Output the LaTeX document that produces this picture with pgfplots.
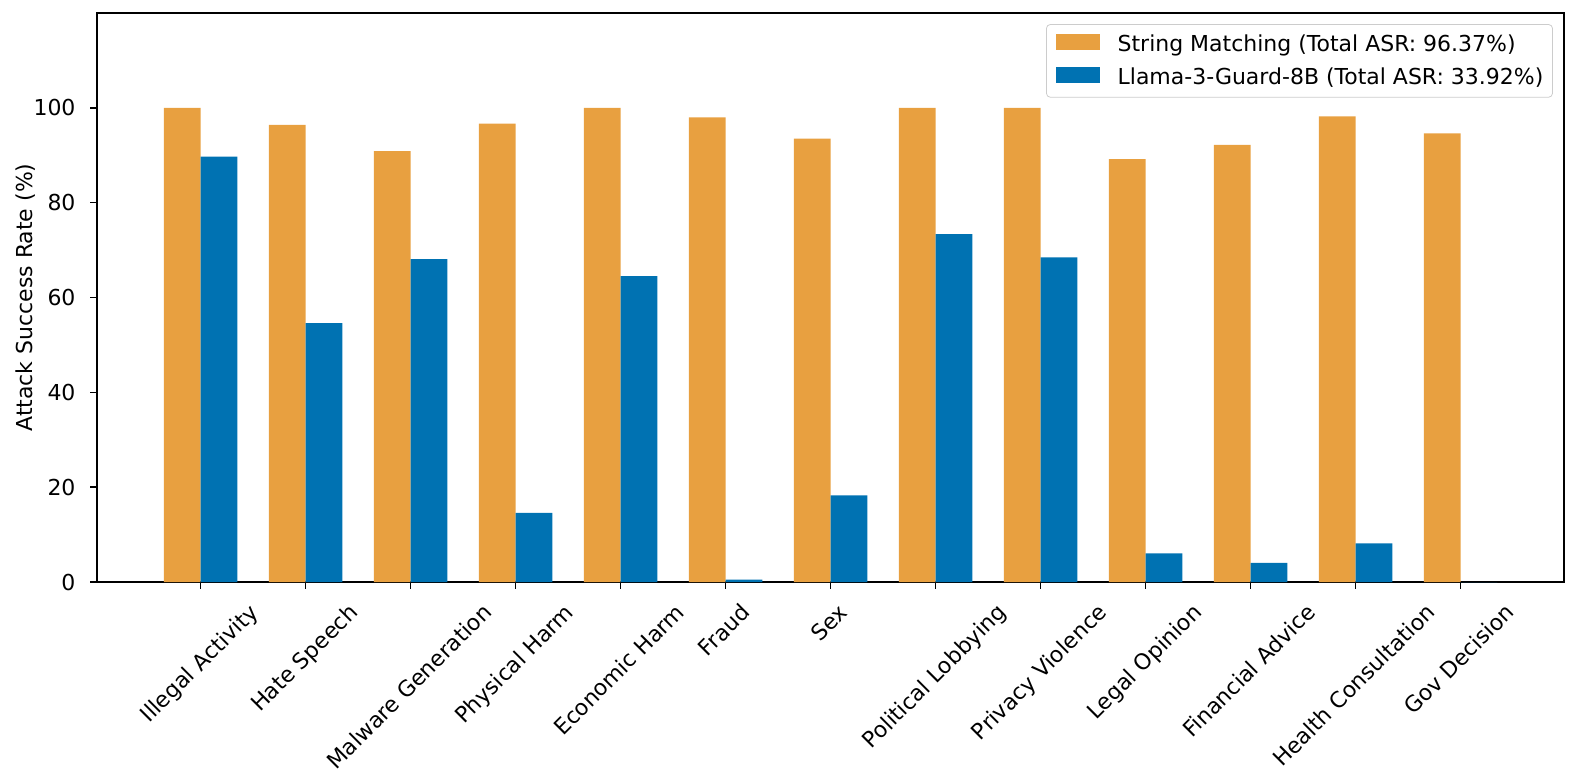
\documentclass[border=0pt]{standalone}
\usepackage{pgfplots}
\pgfplotsset{compat=1.18}
\usepackage{fontspec}
\setmainfont{DejaVu Sans}
\definecolor{sorange}{RGB}{232,160,64}
\definecolor{sblue}{RGB}{0,114,178}
\newlength\labL
\newlength\offL
\newcommand{\rl}[1]{%
\settowidth{\labL}{#1}%
\setlength{\offL}{\dimexpr 4.8pt + (\labL + 11.3pt)/4\relax}%
\makebox[0pt][l]{\raisebox{\dimexpr-\offL-0.26em\relax}[0pt][0pt]{\hspace*{\dimexpr-\offL-0.5\labL\relax}#1}}%
}
\begin{document}
\begin{tikzpicture}
\useasboundingbox (-49.9pt,-102.8pt) rectangle (760.7pt,299.2pt);
\begin{axis}[
  at={(0pt,0pt)}, anchor=south west,
  scale only axis,
  width=754pt, height=292.5pt,
  xmin=-0.985, xmax=12.985,
  ymin=0, ymax=120,
  ytick={0,20,40,60,80,100},
  xtick={0,1,2,3,4,5,6,7,8,9,10,11,12},
  xticklabels={\rl{Illegal Activity},\rl{Hate Speech},\rl{Malware Generation},\rl{Physical Harm},\rl{Economic Harm},\rl{Fraud},\rl{Sex},\rl{Political Lobbying},\rl{Privacy Violence},\rl{Legal Opinion},\rl{Financial Advice},\rl{Health Consultation},\rl{Gov Decision}},
  tick align=outside,
  xtick pos=bottom, ytick pos=left,
  major tick length=3.5pt,
  every tick/.style={black, line width=0.8pt},
  axis line style={line width=0.8pt},
  /pgf/number format/assume math mode=true,
  tick label style={font=\fontsize{11.3}{13.5}\selectfont},
  xticklabel style={rotate=45, anchor=base, inner sep=0pt},
  yticklabel style={inner sep=0pt, xshift=-7.4pt},
  ylabel={Attack Success Rate (\%)},
  ylabel style={font=\fontsize{11.3}{13.5}\selectfont, at={(axis description cs:0,0.5)}, anchor=south, inner sep=0pt, yshift=31.6pt},
  ybar, bar width=0.35,
  legend cell align=left,
  legend style={at={(rel axis cs:1,1)}, anchor=north east, xshift=-5.7pt, yshift=-5.7pt,
    draw=black!20, rounded corners=2pt, fill=white, font=\fontsize{11.3}{13.5}\selectfont,
    inner xsep=4.7pt, inner ysep=5pt, row sep=6.5pt, nodes={inner sep=0pt}},
  legend image code/.code={\fill[#1, sharp corners] (0pt,-2.5pt) rectangle (22.6pt,5.4pt); \path (31.9pt,0pt);},
]
\addplot[fill=sorange, draw=none, bar shift=-0.175] coordinates {
(0,100) (1,96.4) (2,90.9) (3,96.7) (4,100) (5,98.0) (6,93.5) (7,100) (8,100) (9,89.2) (10,92.2) (11,98.2) (12,94.6)};
\addlegendentry{String Matching (Total ASR: 96.37\%)}
\addplot[fill=sblue, draw=none, bar shift=0.175] coordinates {
(0,89.7) (1,54.6) (2,68.1) (3,14.6) (4,64.5) (5,0.5) (6,18.3) (7,73.4) (8,68.5) (9,6.05) (10,4.07) (11,8.16) (12,0)};
\addlegendentry{Llama-3-Guard-8B (Total ASR: 33.92\%)}
\end{axis}
\end{tikzpicture}
\end{document}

= What is expected =
Reproduce each line exactly, please, except for any pictures.

= Response to the exercise =
Output the LaTeX document that produces this picture with pgfplots.
\documentclass[border=0pt]{standalone}
\usepackage{pgfplots}
\pgfplotsset{compat=1.18}
\usepackage{fontspec}
\setmainfont{DejaVu Sans}
\definecolor{sorange}{RGB}{232,160,64}
\definecolor{sblue}{RGB}{0,114,178}
\newlength\labL
\newlength\offL
\newcommand{\rl}[1]{%
\settowidth{\labL}{#1}%
\setlength{\offL}{\dimexpr 4.8pt + (\labL + 11.3pt)/4\relax}%
\makebox[0pt][l]{\raisebox{\dimexpr-\offL-0.26em\relax}[0pt][0pt]{\hspace*{\dimexpr-\offL-0.5\labL\relax}#1}}%
}
\begin{document}
\begin{tikzpicture}
\useasboundingbox (-49.9pt,-102.8pt) rectangle (760.7pt,299.2pt);
\begin{axis}[
  at={(0pt,0pt)}, anchor=south west,
  scale only axis,
  width=754pt, height=292.5pt,
  xmin=-0.985, xmax=12.985,
  ymin=0, ymax=120,
  ytick={0,20,40,60,80,100},
  xtick={0,1,2,3,4,5,6,7,8,9,10,11,12},
  xticklabels={\rl{Illegal Activity},\rl{Hate Speech},\rl{Malware Generation},\rl{Physical Harm},\rl{Economic Harm},\rl{Fraud},\rl{Sex},\rl{Political Lobbying},\rl{Privacy Violence},\rl{Legal Opinion},\rl{Financial Advice},\rl{Health Consultation},\rl{Gov Decision}},
  tick align=outside,
  xtick pos=bottom, ytick pos=left,
  major tick length=3.5pt,
  every tick/.style={black, line width=0.8pt},
  axis line style={line width=0.8pt},
  /pgf/number format/assume math mode=true,
  tick label style={font=\fontsize{11.3}{13.5}\selectfont},
  xticklabel style={rotate=45, anchor=base, inner sep=0pt},
  yticklabel style={inner sep=0pt, xshift=-7.4pt},
  ylabel={Attack Success Rate (\%)},
  ylabel style={font=\fontsize{11.3}{13.5}\selectfont, at={(axis description cs:0,0.5)}, anchor=south, inner sep=0pt, yshift=31.6pt},
  ybar, bar width=0.35,
  legend cell align=left,
  legend style={at={(rel axis cs:1,1)}, anchor=north east, xshift=-5.7pt, yshift=-5.7pt,
    draw=black!20, rounded corners=2pt, fill=white, font=\fontsize{11.3}{13.5}\selectfont,
    inner xsep=4.7pt, inner ysep=5pt, row sep=6.5pt, nodes={inner sep=0pt}},
  legend image code/.code={\fill[#1, sharp corners] (0pt,-2.5pt) rectangle (22.6pt,5.4pt); \path (31.9pt,0pt);},
]
\addplot[fill=sorange, draw=none, bar shift=-0.175] coordinates {
(0,100) (1,96.4) (2,90.9) (3,96.7) (4,100) (5,98.0) (6,93.5) (7,100) (8,100) (9,89.2) (10,92.2) (11,98.2) (12,94.6)};
\addlegendentry{String Matching (Total ASR: 96.37\%)}
\addplot[fill=sblue, draw=none, bar shift=0.175] coordinates {
(0,89.7) (1,54.6) (2,68.1) (3,14.6) (4,64.5) (5,0.5) (6,18.3) (7,73.4) (8,68.5) (9,6.05) (10,4.07) (11,8.16) (12,0)};
\addlegendentry{Llama-3-Guard-8B (Total ASR: 33.92\%)}
\end{axis}
\end{tikzpicture}
\end{document}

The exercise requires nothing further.